Merrill Lynch & Co., Inc. Sells Collateralized Debt Obligations For Lone Star-The New York Times
Tuesday, 29 Jul 2008 07:20am EDT
The New York Times reported that Merrill Lynch & Co., Inc. has sold Lone Star almost all of its troublesome collateralized debt obligations, once valued at nearly $31 billion, for the fire-sale price of $0.22 on the dollar. (Source Google finance/Reuters)

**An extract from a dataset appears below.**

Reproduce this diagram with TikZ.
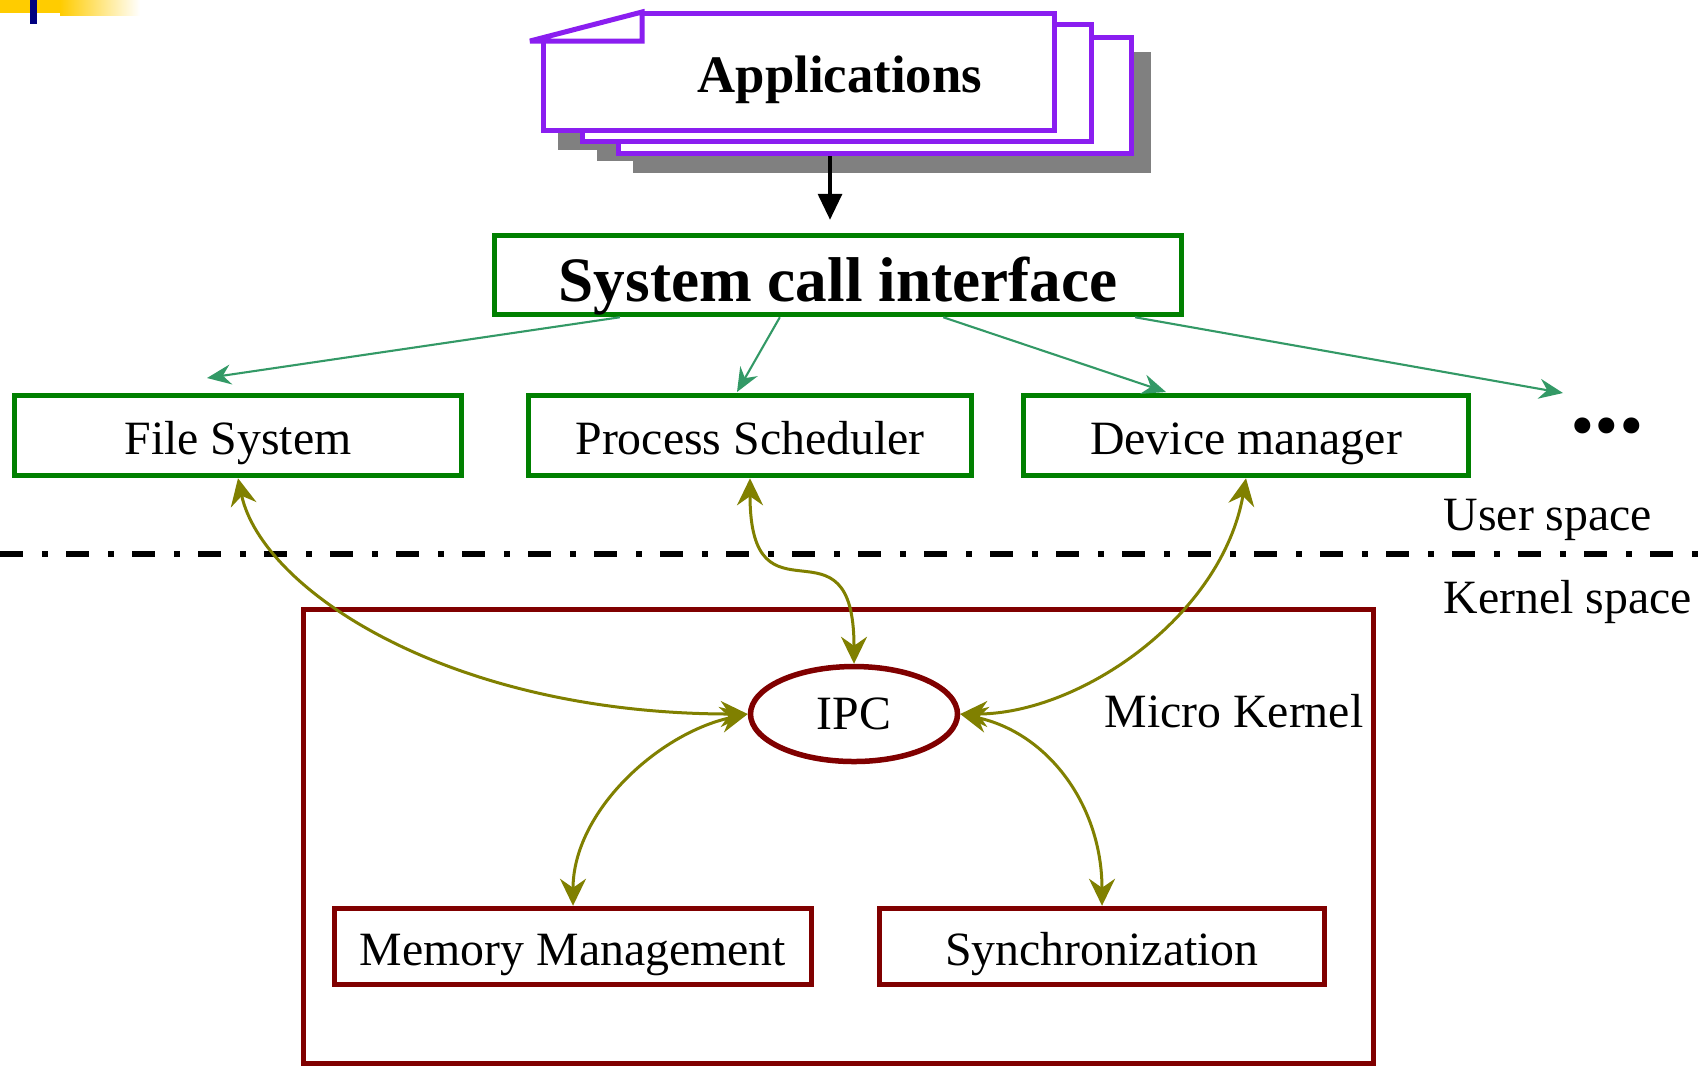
\documentclass[tikz,border=0pt]{standalone}
\usepackage{fontspec}
\setmainfont{Liberation Serif}
\usetikzlibrary{arrows.meta,positioning,calc,shapes.geometric}
\definecolor{mkgreen}{RGB}{0,128,0}
\definecolor{mkred}{RGB}{128,0,0}
\definecolor{mkolive}{RGB}{128,128,0}
\definecolor{mksea}{RGB}{51,153,102}
\definecolor{mkpurple}{RGB}{138,30,240}
\definecolor{mkshadow}{RGB}{128,128,128}
\definecolor{mkyellow}{RGB}{255,204,0}
\definecolor{mknavy}{RGB}{0,0,128}
\tikzset{
  lbl/.style={font=\fontsize{13.6}{16}\selectfont, inner sep=0pt},
  ubox/.style={
    draw=mkgreen, line width=0.055cm, fill=white, align=center,
    inner sep=0pt, minimum height=0.80cm, font=\fontsize{13.6}{16}\selectfont,
    text height=11pt, text depth=0.2pt
  },
  kbox/.style={ubox, draw=mkred, minimum height=0.76cm},
  appbox/.style={draw=mkpurple, line width=0.05cm, line join=miter, miter limit=3},
  appshadow/.style={fill=mkshadow},
  garr/.style={-{Stealth[length=0.24cm,width=0.2cm,inset=0.08cm]}, draw=mksea, line width=0.021cm},
  oarr/.style={
    arrows={Stealth[length=0.27cm,width=0.26cm,inset=0.09cm]-Stealth[length=0.27cm,width=0.26cm,inset=0.09cm]},
    draw=mkolive, line width=0.03cm
  },
  barr/.style={-{Triangle[length=0.26cm,width=0.24cm]}, draw=black, line width=0.034cm},
  divider/.style={line width=0.055cm, dash pattern=on 0.23cm off 0.19cm on 0.06cm off 0.18cm}
}
\begin{document}
\begin{tikzpicture}
  \path[fill=white] (0,0) rectangle (17.07,-10.67);
  \useasboundingbox (0,0) rectangle (17.07,-10.67);
  % corner mark
  \fill[mkyellow] (0,0) rectangle (0.60,-0.13);
  \shade[left color=mkyellow, right color=white] (0.60,0) rectangle (1.40,-0.15);
  \fill[mknavy] (0.30,0) rectangle (0.37,-0.24);
  % applications stack
  \foreach \xa/\ya/\xb/\yb in {5.41/0.11/10.57/1.33, 5.80/0.22/10.94/1.44, 6.16/0.35/11.34/1.56}
    \fill[appshadow] (\xa+0.17,-\ya-0.17) rectangle (\xb+0.17,-\yb-0.17);
  \draw[appbox, fill=white] (6.185,-0.375) rectangle (11.315,-1.535);
  \draw[appbox, fill=white] (5.825,-0.245) rectangle (10.915,-1.415);
  \fill[white] (5.41,-0.11) rectangle (10.57,-1.33);
  \draw[appbox] (6.42,-0.135) -- (10.545,-0.135) -- (10.545,-1.305)
    -- (5.435,-1.305) -- (5.435,-0.41);
  \draw[appbox] (5.30,-0.41) -- (6.42,-0.12) -- (6.42,-0.41) -- cycle;
  \node[font=\fontsize{15}{18}\selectfont\bfseries] (apps) at (8.40,-0.80) {Applications};
  % user space
  \node[ubox, minimum width=6.87cm, minimum height=0.79cm,
    font=\fontsize{18}{22}\selectfont\bfseries, text height=15pt] (sci) at (8.38,-2.75) {System call interface};
  \node[ubox, minimum width=4.47cm] (fs) at (2.38,-4.355) {File System};
  \node[ubox, minimum width=4.43cm] (ps) at (7.50,-4.355) {Process Scheduler};
  \node[ubox, minimum width=4.45cm] (dm) at (12.46,-4.355) {Device manager};
  \node[font=\fontsize{28}{28}\selectfont\bfseries, inner sep=0pt, anchor=base] (more) at (16.07,-4.32) {...};
  \coordinate (appout) at (8.30,-1.56);
  \draw[barr, shorten >=0.13cm] (appout) -- (appout |- sci.north);
  \coordinate (fsin) at (2.07,-3.78);
  \coordinate (psin) at (7.37,-3.92);
  \coordinate (dmin) at (11.66,-3.92);
  \coordinate (morein) at (15.63,-3.93);
  \foreach \t/\c in {0.185/fsin, 0.416/psin, 0.652/dmin, 0.929/morein}
    \draw[garr] ($(sci.south west)!\t!(sci.south east)$) -- (\c);
  % boundary
  \coordinate (divl) at (0,-5.54);
  \coordinate (divr) at (17.07,-5.54);
  \draw[divider] (divl) -- (divr);
  \node[lbl, anchor=base west] (user) at (14.43,-5.30) {User space};
  \node[lbl, anchor=base west] (kern) at (14.43,-6.13) {Kernel space};
  % kernel
  \node[draw=mkred, line width=0.055cm, minimum width=10.70cm, minimum height=4.54cm,
    inner sep=0pt] (kernel) at (8.385,-8.365) {};
  \node[lbl, anchor=base east] (mklbl) at (13.64,-7.27) {Micro Kernel};
  \node[lbl, ellipse, draw=mkred, line width=0.055cm, fill=white,
    minimum width=2.07cm, minimum height=0.95cm] (ipc) at (8.54,-7.14) {IPC};
  \node[kbox, minimum width=4.77cm] (mm) at (5.73,-9.465) {Memory Management};
  \node[kbox, minimum width=4.45cm] (sync) at (11.02,-9.465) {Synchronization};
  % messages
  \draw[oarr] (fs.south) .. controls +(-78:1.13) and +(180:3.0) .. (ipc.west);
  \draw[oarr] (ps.south) .. controls +(-90:1.57) and +(90:1.57) .. (ipc.north);
  \draw[oarr] (dm.south) .. controls +(-100:1.40) and +(0:1.20) .. (ipc.east);
  \draw[oarr] (ipc.west) .. controls +(192:0.90) and +(90:0.95) .. (mm.north);
  \draw[oarr] (ipc.east) .. controls +(-12:0.90) and +(90:1.00) .. (sync.north);
\end{tikzpicture}
\end{document}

Collaterised Debt Obligations are debt that are mixed with Sub-prime debt and packaged and sold as grade AAA debt/bonds. Obviously these bonds (CDOs) are not as safe as they seemed. I am puzzled by why Merrill Lynch sells their CDOs at S$0.22 to the S$1 dollar. Why such fire sale? It could indicate that they know something that we don't, it's much worst than we think it is.
Which is which?
Merrill thinks CDOs are worth 0.22 for the dollar
Blackrock thinks Sub-prime, Alt-A and some prime debt are worth 0.68 for the dollar.
If we use Blackrock as a benchmark, they have bought at a discounted 32% rate for US property loans which are backed by "in-troubled" property assets, then Singapore's case is no where as worse.
1. Property Supply and demand in Singapore is still fairly balanced (supply is still tight, equilibrium will likely be reached in 2011).
2. There is a lot of liquidity in the market, measured by M3 money supply.
3. The cost of financing a property has been reduced, marked by reduced Sibor, SOR rate.
4. While the economy is expected to slow down quite a bit due to the bleak US economic outlook, it is no where near dire.
5. The major banks are all well capitalized.
If someone holds me at gun-point to make a prediction, I would say private property prices will drop no more than 20% from current 2008 Q3 levels.
Your thoughts?
2 comments:
20% is a significant drop! 20% of a one million dollar property is $200,000.
My analysis is that the price drop will be different for different market segment. For details of my analysis, ps refer to:
http://smartpropertybuyer.blogspot.com/2008/05/making-forecast-for-singapore-property.html
Dear Sir,
Thank you very much for your feedback.
I concur with you that the drop will be uneven. Perhaps I have not been very clear, I am referring to a generic drop in Private Residential Index of 20%. I should be more clear in the future. Thanks for pointing it out.
Private property prices will not likely drop more than 20% and the government will try their best to regulate a smooth and orderly decline. A >20% drop will render newer purchases into the negative equity position given the 20% down-payment requirement.